Building an audiovisual market in Cameroon

The Cameroonian Association to Promote Audiovisual and Live Performance has created the first database of central African cinematographic and audiovisual productions. Credit: APPAS

Boosting access to regional audiovisual material, the Cameroonian Association to Promote Audiovisual and Live Performance (APPAS) has created the first database of central African cinematographic and audiovisual productions. The initiative offers an innovative channel for producers and broadcasters to distribute or access quality audiovisual works. The non-governmental organization’s initiative was funded by UNESCO’s International Fund for Cultural Diversity.

Back in the 1970s and 1980s, Cameroon’s audiovisual industry was a rising star in Africa with homegrown talent and cinematographic productions. But, new technologies permitting home viewing of films, piracy, and obsolete structures saw the demise of audiovisual and cinemato¬graphic distribution companies and the closure of many cinemas. Nowadays, films reach their main market thanks to festivals and television.

Through the project, APPAS has collected and digitalized hundreds of hours of film and audiovisual productions to create a regional audiovisual landscape. The Image Database of Central Africa, known as BIMAC, contains 400 works of all categories and represents 350 viewing hours. A repository of past, present, and future productions, BIMAC functions like a community film library on a commercial scale.

BIMAC head, Rémi Atangana Abega, who is himself a film producer and director, explains. “Since the launch, BIMAC has been collecting films and audiovisual productions. It ensures their calibration, cataloguing, storage and conservation.”

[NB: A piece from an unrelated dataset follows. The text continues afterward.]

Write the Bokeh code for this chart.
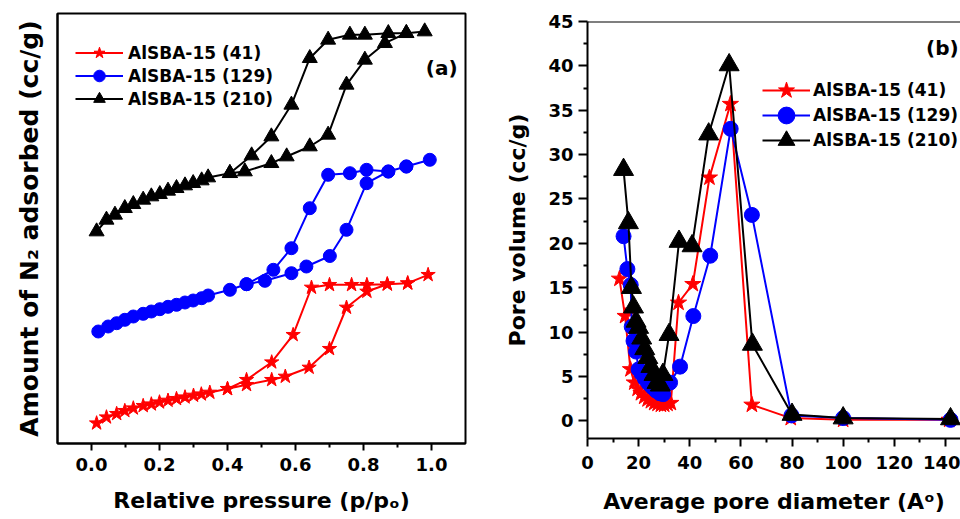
from bokeh.plotting import figure
from bokeh.layouts import row, column
from bokeh.models import Legend, LegendItem, FixedTicker, PrintfTickFormatter, Label, Span
from bokeh.embed import file_html
from bokeh.resources import INLINE

FONT = "DejaVu Sans"
RED, BLUE, BLACK = "#ff0000", "#0000ff", "#000000"
NAMES = ["AlSBA-15 (41)", "AlSBA-15 (129)", "AlSBA-15 (210)"]

# ---------------- (a) N2 adsorption-desorption isotherms ----------------
# amounts are in cc/g, curves offset vertically for clarity
p41_ads = [0.015, 0.044, 0.074, 0.098, 0.123, 0.152, 0.176, 0.200, 0.225, 0.250, 0.275, 0.300,
           0.323, 0.348, 0.400, 0.456, 0.530, 0.570, 0.640, 0.700, 0.750, 0.810, 0.870, 0.930, 0.990]
v41_ads = [20.3, 26.3, 29.7, 32.7, 35.3, 37.7, 39.3, 41.3, 43.0, 44.7, 46.3, 48.0,
           49.3, 51.0, 54.7, 58.7, 63.7, 67.0, 76.0, 94.7, 136.0, 152.0, 159.3, 160.3, 168.7]
p41_des = [0.930, 0.870, 0.810, 0.765, 0.700, 0.647, 0.593, 0.530, 0.456, 0.400]
v41_des = [160.3, 159.3, 158.7, 158.7, 158.7, 156.0, 108.7, 81.3, 63.7, 54.7]

p129_ads = [0.020, 0.049, 0.074, 0.098, 0.123, 0.152, 0.176, 0.201, 0.225, 0.250, 0.275, 0.299,
            0.324, 0.343, 0.407, 0.456, 0.510, 0.588, 0.632, 0.701, 0.750, 0.809, 0.873, 0.926, 0.995]
v129_ads = [112.0, 117.0, 120.3, 123.7, 127.0, 129.7, 132.0, 134.3, 136.7, 138.7, 141.0, 143.0,
            145.3, 148.0, 153.7, 159.3, 162.7, 170.3, 177.0, 187.5, 213.7, 260.3, 272.0, 277.0, 283.7]
p129_des = [0.926, 0.873, 0.809, 0.760, 0.696, 0.642, 0.588, 0.535, 0.456]
v129_des = [277.0, 272.0, 273.7, 270.3, 268.7, 235.3, 195.3, 173.7, 159.3]

p210_ads = [0.015, 0.044, 0.069, 0.098, 0.123, 0.152, 0.176, 0.201, 0.225, 0.250, 0.275, 0.299,
            0.324, 0.343, 0.407, 0.451, 0.529, 0.574, 0.642, 0.696, 0.750, 0.804, 0.863, 0.926, 0.980]
v210_ads = [212.0, 223.7, 228.7, 235.3, 239.3, 243.7, 247.0, 249.3, 252.7, 255.3, 258.0, 260.3,
            263.0, 266.0, 270.3, 272.0, 280.3, 287.0, 297.0, 308.7, 358.7, 383.7, 400.3, 410.3, 412.0]
p210_des = [0.926, 0.873, 0.804, 0.760, 0.696, 0.642, 0.588, 0.529, 0.471, 0.407]
v210_des = [410.3, 410.3, 408.7, 408.7, 403.7, 385.3, 338.7, 307.0, 288.0, 270.3]

p_ticks = [0.0, 0.2, 0.4, 0.6, 0.8, 1.0]
p_minor = [0.1, 0.3, 0.5, 0.7, 0.9]

# ---------------- (b) pore size distributions ----------------
d41 = [12.5, 14.7, 16.8, 18.3, 19.6, 20.9, 22.2, 23.5, 24.8, 26.1, 27.4, 28.7, 30.0, 31.3, 32.6,
       35.6, 41.2, 47.7, 55.9, 64.3, 79.5, 100.0, 141.5]
pv41 = [16.0, 11.8, 5.8, 4.3, 3.6, 3.1, 2.7, 2.4, 2.2, 2.0, 1.9, 1.8, 1.8, 1.9, 2.0,
        13.3, 15.4, 27.4, 35.7, 1.8, 0.3, 0.1, 0.1]

d129 = [14.1, 15.6, 16.9, 17.3, 18.0, 19.0, 20.0, 21.2, 22.5, 23.9, 25.3, 26.8, 28.3, 29.6,
        32.3, 36.2, 41.4, 48.0, 56.0, 64.3, 79.8, 100.0, 142.0]
pv129 = [20.8, 17.1, 15.3, 10.6, 9.0, 7.8, 5.8, 5.3, 4.7, 4.2, 3.8, 3.4, 3.1, 3.0,
         4.3, 6.1, 11.8, 18.6, 32.9, 23.2, 0.6, 0.3, 0.1]

d210 = [14.1, 16.0, 17.2, 18.0, 19.0, 20.0, 21.2, 22.4, 23.6, 24.8, 26.0, 27.2, 28.5, 29.5,
        31.9, 35.8, 40.9, 47.4, 55.4, 64.5, 80.0, 100.0, 142.0]
pv210 = [28.3, 22.3, 15.0, 12.8, 11.2, 10.5, 9.3, 8.1, 7.1, 6.1, 5.2, 4.3, 4.0, 5.2,
         9.7, 20.2, 19.7, 32.3, 40.1, 8.6, 0.7, 0.3, 0.2]

d_ticks = [0, 20, 40, 60, 80, 100, 120, 140]
d_minor = [10, 30, 50, 70, 90, 110, 130]
pv_ticks = [0, 5, 10, 15, 20, 25, 30, 35, 40, 45]
pv_minor = [2.5, 7.5, 12.5, 17.5, 22.5, 27.5, 32.5, 37.5, 42.5]


def style_axis(ax, tick_size="18px", label_size="22px"):
    ax.axis_line_width = 2
    ax.major_tick_line_width = 2
    ax.minor_tick_line_width = 2
    ax.major_tick_in = 0
    ax.minor_tick_in = 0
    ax.major_label_text_font = FONT
    ax.major_label_text_font_style = "bold"
    ax.major_label_text_font_size = tick_size
    ax.major_label_text_color = "black"
    ax.axis_label_text_font = FONT
    ax.axis_label_text_font_style = "bold"
    ax.axis_label_text_font_size = label_size
    ax.axis_label_text_color = "black"


def add_legend_rows(fig, renderer_sets, x0, y_bottoms, glyph_h, standoff):
    # one single-entry legend per row, so that rows can sit closer than the glyph box
    for name, rends, yb in zip(NAMES, renderer_sets, y_bottoms):
        leg = Legend(items=[LegendItem(label=name, renderers=rends)], location=(x0, yb),
                     glyph_width=48, glyph_height=glyph_h, label_height=20, spacing=0,
                     padding=0, margin=0, label_standoff=standoff,
                     label_text_font=FONT, label_text_font_style="bold",
                     label_text_font_size="17px", label_text_color="black",
                     background_fill_alpha=0, border_line_color=None)
        fig.add_layout(leg, "center")


# ---------- panel (a) ----------
pa = figure(width=480, height=519, x_range=(-0.1, 1.1), y_range=(0, 430), title=None,
            output_backend="svg", toolbar_location=None,
            min_border_left=57, min_border_right=15, min_border_top=13, min_border_bottom=76)
pa.grid.visible = False
pa.outline_line_color = "black"
pa.outline_line_width = 2
pa.background_fill_color = "white"
pa.border_fill_color = "white"

xa = pa.xaxis[0]
style_axis(xa)
xa.ticker = FixedTicker(ticks=p_ticks, minor_ticks=p_minor)
xa.formatter = PrintfTickFormatter(format="%.1f")
xa.major_tick_out = 7
xa.minor_tick_out = 4
xa.major_label_standoff = 7
xa.axis_label = "Relative pressure (p/p\u2092)"
xa.axis_label_standoff = 14

ya = pa.yaxis[0]
style_axis(ya, label_size="25px")
ya.ticker = FixedTicker(ticks=[], minor_ticks=[])
ya.major_tick_out = 0
ya.minor_tick_out = 0
ya.axis_label = "Amount of N\u2082 adsorbed (cc/g)"
ya.axis_label_standoff = 14

series_a = [
    (p41_ads + p41_des, v41_ads + v41_des, RED, "star", 15),
    (p129_ads + p129_des, v129_ads + v129_des, BLUE, "circle", 13),
    (p210_ads + p210_des, v210_ads + v210_des, BLACK, "triangle", 15),
]
rend_a = []
for x, y, c, m, s in series_a:
    ln = pa.line(x, y, line_color=c, line_width=2)
    sc = pa.scatter(x, y, marker=m, size=s, fill_color=c, line_color=c)
    rend_a.append([ln, sc])

add_legend_rows(pa, rend_a, 18, [376, 353, 330], 29, 5)
pa.add_layout(Label(x=1.03, y=376, text="(a)", text_align="center", text_baseline="middle",
                    text_color="black", text_font=FONT, text_font_style="bold",
                    text_font_size="20px"))

# ---------- panel (b) ----------
pb = figure(width=480, height=519, x_range=(0, 145.9), y_range=(-2, 45), title=None,
            output_backend="svg", toolbar_location=None,
            min_border_left=107, min_border_right=0, min_border_top=21, min_border_bottom=81)
pb.grid.visible = False
pb.outline_line_color = None
pb.background_fill_color = "white"
pb.border_fill_color = "white"

xb = pb.xaxis[0]
style_axis(xb)
xb.ticker = FixedTicker(ticks=d_ticks, minor_ticks=d_minor)
xb.major_tick_out = 8
xb.minor_tick_out = 4
xb.major_label_standoff = 9
xb.axis_label = "Average pore diameter (A\u1d52)"
xb.axis_label_standoff = 17

yb = pb.yaxis[0]
style_axis(yb)
yb.ticker = FixedTicker(ticks=pv_ticks, minor_ticks=pv_minor)
yb.major_tick_out = 9
yb.minor_tick_out = 4
yb.major_label_standoff = 5
yb.axis_label = "Pore volume (cc/g)"
yb.axis_label_standoff = 15

# top edge of the frame (no right edge on this panel)
pb.add_layout(Span(location=45, dimension="width", line_color="black", line_width=2))

series_b = [
    (d41, pv41, RED, "star", 17),
    (d129, pv129, BLUE, "circle", 15),
    (d210, pv210, BLACK, "triangle", 20),
]
rend_b = []
for x, y, c, m, s in series_b:
    ln = pb.line(x, y, line_color=c, line_width=2)
    sc = pb.scatter(x, y, marker=m, size=s, fill_color=c, line_color=c)
    rend_b.append([ln, sc])

add_legend_rows(pb, rend_b, 175, [327, 302, 277], 42, 3)
pb.add_layout(Label(x=138.8, y=42.0, text="(b)", text_align="center", text_baseline="middle",
                    text_color="black", text_font=FONT, text_font_style="bold",
                    text_font_size="20px"))

layout = row(column(pa), column(pb), spacing=0)
open("out.html", "w").write(file_html(layout, INLINE))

“We have published the first catalogue of films and audiovisual works available in our repository, and it is being distributed to local and international television stations for sale.” He said: “With each additional audiovisual work, BIMAC prepares promotional material and negotiations with broadcasters, to generate interest and the sale of broadcasting rights to the station. BIMAC also pays producers, whose films were sold, their part of the purchasing price.”

In addition to collecting, archiving, promoting and distributing central African audiovisual works, the initiative also gathers information on filmmakers, producers, distributors and other relevant professionals, and actively promotes the project through professional networks and associations.

Project Administrative Manager, Paule Barbara Nga said: “BIMAC has brought a wave of hope for the distribution of audiovisual works and cinematography in Cameroon … The database works as an interface, a sort of relay between the production world and that of broadcasting.”

The collection is aimed at African and international television stations, public and private organizations and administrations, universities, youth clubs and various professional and cultural associations. It is accessible directly through BIMAC’s sales and distribution structure and online.

The centralized database encourages producers to distribute new audiovisual creations through it. In recent years, the domain has been inundated by poor quality works, whereas now BIMAC ensures access to quality productions, past and present. Managing Director, Patrique Minfoumou said: “We think the database can be put to good use and encourage quality productions that could revalorize the audiovisual landscape and cinematography in Cameroon and Africa.”

“BIMAC could encourage the creation of films and especially quality films in Cameroon and Africa in general, our goal is to cultivate a climate of confidence,” she said.